Homosexual materials were prominent in the rash of Nazi book burnings across Germany in the spring of 1933. Indeed, one of the first targets was Magnus Hirschfeld's Institute for Sexual Science in Berlin, which was looted and its library destroyed.

In the same year, Charles Henri Ford and Parker Tyler's frankly gay novel, The Young and Evil, was published in Paris by the alternative Obelisk Press; when copies were shipped to England and the United States, they were seized by customs and refused entry. (An Olympia Press reprint did make its way into the United States in 1960.)

The New York Society for the Suppression of Vice tried to have André Gide's autobiography If It Die declared obscene in 1936, concentrating on the book's homosexual passages and bringing suit against the Gotham Book Mart for selling it; the New York court declared that the book was not obscene, however.

Jean Genet's work also faced many censorship problems. In 1943, for example, the first publisher of Our Lady of the Flowers planned to issue the book without his imprint and even without Genet's name. In 1956, Genet was actually convicted of pornography for having published two works in 1948 that were "in contempt of morality," a poem called "The Galley" and the novel Querelle. By that time, however, both works were in print in the Gallimard edition of Genet's works; his eight-month sentence was suspended, and he seems not to have paid his 100,000 francs fine.

Mary Renault published The Charioteer, her frank novel of contemporary male homosexuality, in England in 1953, but her American publisher, William Morrow, refused to bring it out in the United States at the same time for fear of prosecution; the book was finally published here six years later, by Pantheon.

Copies of Allen Ginsberg's 1956 Howl were seized by San Francisco police at City Lights Bookstore in 1957, and the book was prosecuted as "indecent" under a California law. In a much-publicized trial, several prominent literary figures testified for the book, and the court ruled it not obscene.

In the same year, a federal district court ruled that the early magazine One was obscene and thus could not be sent through the mails. The ruling was upheld by an appellate court, but the United States Supreme Court reversed the decision in 1958.

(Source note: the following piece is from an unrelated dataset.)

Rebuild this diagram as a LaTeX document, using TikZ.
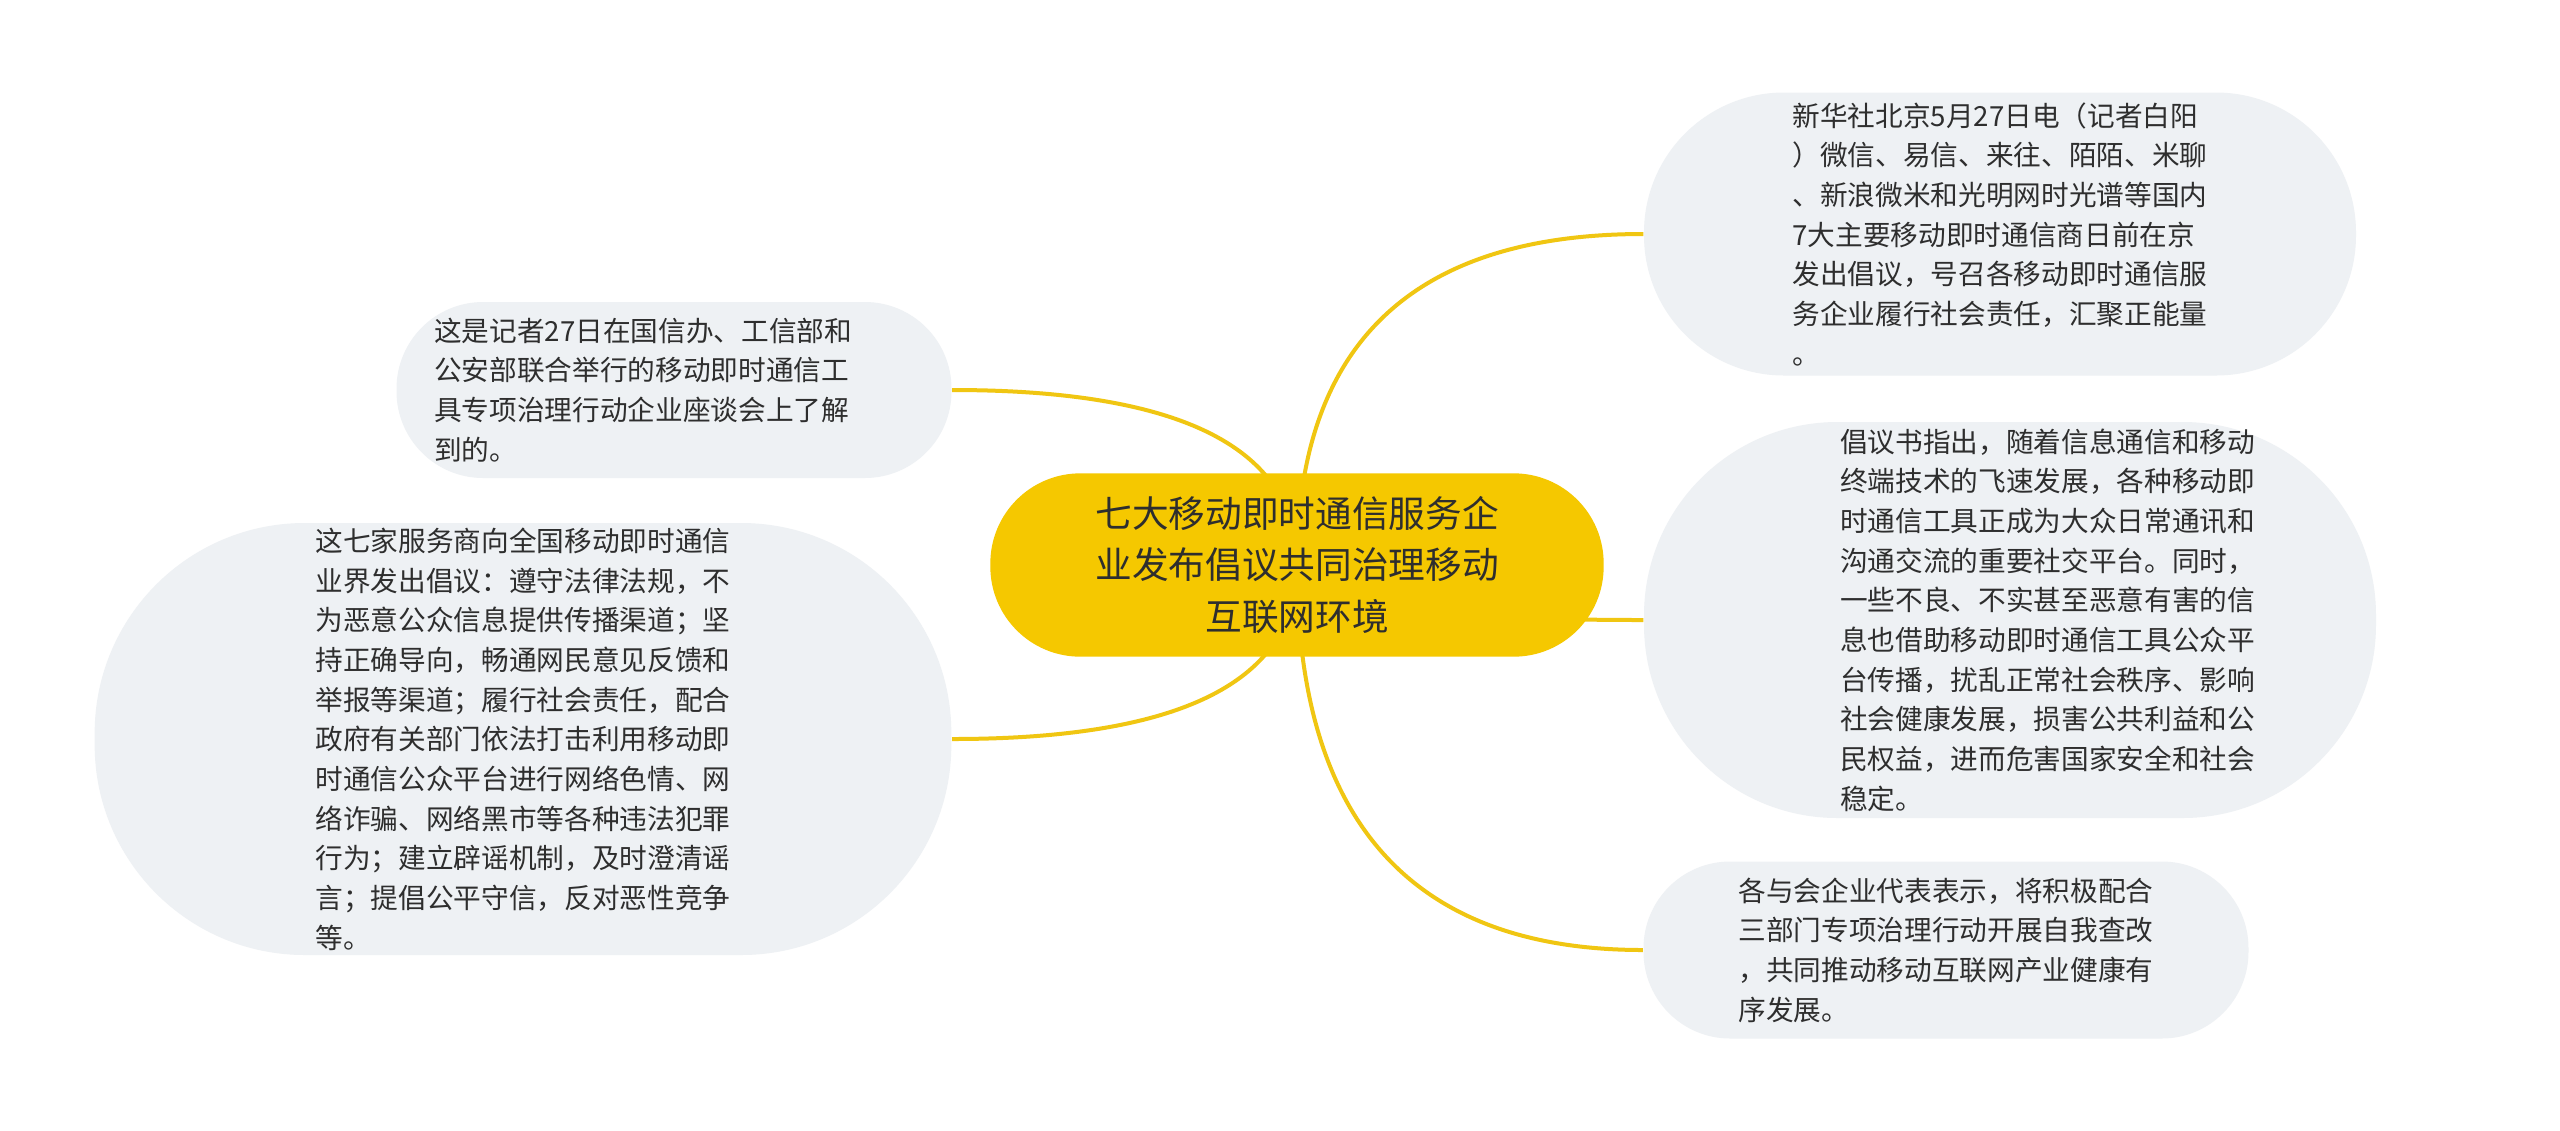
\documentclass[tikz,border=0pt]{standalone}
\usepackage{fontspec}
\newfontfamily\cjk{Noto Sans CJK SC}
\usetikzlibrary{calc,backgrounds}

\definecolor{rootyellow}{HTML}{F5C800}
\definecolor{linkyellow}{HTML}{F0C612}
\definecolor{leafgray}{HTML}{EEF1F4}
\definecolor{inktext}{HTML}{2E2E2E}

\tikzset{
  leaf/.style={fill=leafgray, text=inktext, align=left, inner sep=0pt,
    font=\cjk\fontsize{8.3}{11.9}\selectfont},
  root/.style={fill=rootyellow, text=inktext, align=center, inner sep=0pt,
    rounded corners=27pt, minimum width=184pt, minimum height=55pt,
    font=\cjk\fontsize{11}{15.4}\selectfont},
  link/.style={draw=linkyellow, line width=1.2pt},
}

\begin{document}
\begin{tikzpicture}[x=0.3pt, y=-0.3pt]
        \useasboundingbox (0,0) rectangle (2560,1130);

        \node[root] (root) at (1297,565)
          {七大移动即时通信服务企\\业发布倡议共同治理移动\\互联网环境};

        % right side
        \node[leaf, rounded corners=42pt, minimum width=213.6pt, minimum height=84.9pt]
          (news) at (2000,234)
          {新华社北京5月27日电（记者白阳\\）微信、易信、来往、陌陌、米聊\\、新浪微米和光明网时光谱等国内\\7大主要移动即时通信商日前在京\\发出倡议，号召各移动即时通信服\\务企业履行社会责任，汇聚正能量\\。};
        \node[leaf, text width=150pt, rounded corners=58pt, minimum width=219.6pt, minimum height=118.8pt]
          (proposal) at (2010,620)
          {\leftskip=24pt 倡议书指出，随着信息通信和移动\\终端技术的飞速发展，各种移动即\\时通信工具正成为大众日常通讯和\\沟通交流的重要社交平台。同时，\\一些不良、不实甚至恶意有害的信\\息也借助移动即时通信工具公众平\\台传播，扰乱正常社会秩序、影响\\社会健康发展，损害公共利益和公\\民权益，进而危害国家安全和社会\\稳定。\par};
        \node[leaf, rounded corners=26pt, minimum width=181.5pt, minimum height=53.1pt]
          (pledge) at (1946,950)
          {各与会企业代表表示，将积极配合\\三部门专项治理行动开展自我查改\\，共同推动移动互联网产业健康有\\序发展。};

        % left side
        \node[leaf, text width=144pt, rounded corners=26pt, minimum width=166.5pt, minimum height=52.8pt]
          (meeting) at (674,390)
          {这是记者27日在国信办、工信部和\\公安部联合举行的移动即时通信工\\具专项治理行动企业座谈会上了解\\到的。};
        \node[leaf, rounded corners=63pt, minimum width=257pt, minimum height=129.6pt]
          (seven) at (523,739)
          {这七家服务商向全国移动即时通信\\业界发出倡议：遵守法律法规，不\\为恶意公众信息提供传播渠道；坚\\持正确导向，畅通网民意见反馈和\\举报等渠道；履行社会责任，配合\\政府有关部门依法打击利用移动即\\时通信公众平台进行网络色情、网\\络诈骗、网络黑市等各种违法犯罪\\行为；建立辟谣机制，及时澄清谣\\言；提倡公平守信，反对恶性竞争\\等。};

        \begin{scope}[on background layer]
          \fill[white] (0,0) rectangle (2560,1130);
          \foreach \n/\side in {news/west, proposal/west, pledge/west, meeting/east, seven/east} {
            \coordinate (k-\n) at (root.center |- \n.\side);
            \draw[link] (root.center)
              .. controls ($(root.center)!0.667!(k-\n)$) and ($(\n.\side)!0.667!(k-\n)$) .. (\n.\side);
          }
        \end{scope}
      \end{tikzpicture}
\end{document}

In 1963, James Baldwin's 1962 novel Another Country, with homosexuality prominent in its action, was banned as obscene by the New Orleans City Attorney. Despite a warning from the Police Department not to sell the book, the Doubleday Bookstore nevertheless persisted in offering it for sale. Consequently, manager Frank Rosseter and clerk George Deville were arrested; after extensive litigation, charges against them were dropped and in September 1964 sales of the book were resumed.